Published on November 07, 2024

Ozarks Healthcare gets vet back on duty

Photography by James Moore

After spinal surgery, Pittman embraces life’s small victories and looks forward with renewed optimism

Don Pittman doesn’t do sitting still. After 19.5 years of military service and presently living on a farm with animals, the 65-year-old is used to being on the go, tending to what needs to be done. 

In recent years, however, a back injury suffered while still in the U.S. Navy had deteriorated to the point the pain was making his legs buckle. 

“In 1981 I fell through a hatch carrying a 70-pound projectile,” he said. “The ship took, like, a 20-degree roll and I lost my balance. I went down and I hit my back and neck on the knife edge of the hatch. From ’81 to ’93, I went through physical therapy – massage therapy, shock treatments, trigger point injections. They just kept saying that I had a severe case of whiplash and muscle spasms. 

Pittman’s medical ordeal continued after he was discharged in 1995. Veterans Administration doctors in Florida implanted a spinal stimulator that ultimately didn’t work. When he and his wife moved to West Plains, he visited Ozarks Healthcare Orthopedics and Spine where he wound up under the care of Dr. Troy Caron. 

“Dr. Caron took pictures and x-rays and did a contrast of my whole spine,” Pittman said. “Then he goes, ‘What do you want to do first, your upper or your lower? They’re both shot.’ I said my bottom hurts the most because every now and then I get shooting pains down my right leg and I will fall, my leg would give out. I told him, ‘Go ahead, do it all. Fix it.’”

Don Pittman's stitches from his surgeryThe operation involved cleaning up years of scar tissue and decompressing Pittman’s discs from L2 to S1 which were then fused. Pittman spent three days recovering in the hospital before being discharged with a walker. In short order he graduated to a cane and by late September was even up to turning a few laps around the yard on the riding lawn mower. 

He said he’s not quite 100 percent, but he’s getting better and feeling more hopeful than he has in a long time.

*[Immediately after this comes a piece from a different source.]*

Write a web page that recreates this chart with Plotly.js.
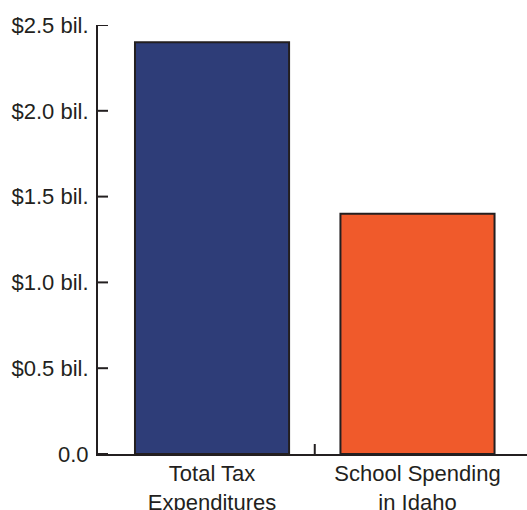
<!DOCTYPE html>
<html>
<head>
<meta charset="utf-8">
<script src="https://cdn.plot.ly/plotly-3.0.1.min.js"></script>
<style>html,body{margin:0;padding:0;background:#fff;}#chart{width:527px;height:510px;}</style>
</head>
<body>
<div id="chart"></div>
<script>
var categories = ["Total Tax<br>Expenditures", "School Spending<br>in Idaho"];
var values = [2.4, 1.4];
var barColors = ["#2e3d78", "#f05a2b"];
var yTickVals = [0, 0.5, 1.0, 1.5, 2.0, 2.5];
var yTickText = ["0.0", "$0.5 bil.", "$1.0 bil.", "$1.5 bil.", "$2.0 bil.", "$2.5 bil."];

var xIdx = categories.map(function (c, i) { return i; });
var boundaries = [];
for (var i = 0; i < categories.length - 1; i++) boundaries.push(i + 0.5);

var xRange = [-0.555, 1.533];
var ink = "#231f20";
var font = {family: "Liberation Sans, Arial, sans-serif", size: 22, color: ink};

var traces = [{
  type: "bar",
  x: xIdx,
  y: values,
  width: 0.75,
  marker: {color: barColors, line: {color: ink, width: 2}},
  hoverinfo: "none"
}];

// inward tick marks: category boundary on x, value ticks on y
var shapes = boundaries.map(function (b) {
  return {
    type: "line", xref: "x", yref: "y",
    x0: b, x1: b,
    ysizemode: "pixel", yanchor: 0, y0: 0, y1: 10,
    line: {color: ink, width: 2}
  };
}).concat(yTickVals.map(function (v) {
  return {
    type: "line", xref: "x", yref: "y",
    xsizemode: "pixel", xanchor: xRange[0], x0: 0, x1: 10,
    y0: v, y1: v,
    line: {color: ink, width: 2}
  };
}));

var layout = {
  width: 527,
  height: 510,
  margin: {l: 98, r: 0, t: 25, b: 56, pad: 0},
  paper_bgcolor: "#fff",
  plot_bgcolor: "#fff",
  showlegend: false,
  font: font,
  shapes: shapes,
  xaxis: {
    type: "linear",
    range: xRange,
    tickmode: "array",
    tickvals: xIdx,
    ticktext: categories,
    ticks: "",
    showgrid: false,
    zeroline: false,
    showline: true,
    linecolor: ink,
    linewidth: 2,
    tickfont: font,
    ticklabelstandoff: -1,
    fixedrange: true
  },
  yaxis: {
    range: [0, 2.5],
    tickmode: "array",
    tickvals: yTickVals,
    ticktext: yTickText,
    ticks: "",
    showgrid: false,
    zeroline: false,
    showline: true,
    linecolor: ink,
    linewidth: 2,
    tickfont: font,
    ticklabelstandoff: 3,
    fixedrange: true
  }
};

Plotly.newPlot("chart", traces, layout, {displayModeBar: false, staticPlot: true});
</script>
</body>
</html>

“I have a 40-acre farm. I got eight cows, five chickens, three lambs,” he said. “Now, Dr. Caron did restrict me for the first seven weeks from the mower. This last time I saw him he said, ‘Do it in spurts. If it bothers your back, then get off.’

“I’m a little stiff in bending and I can’t put my socks on yet, but anyways, he’s a very good doctor. I drew a good one.”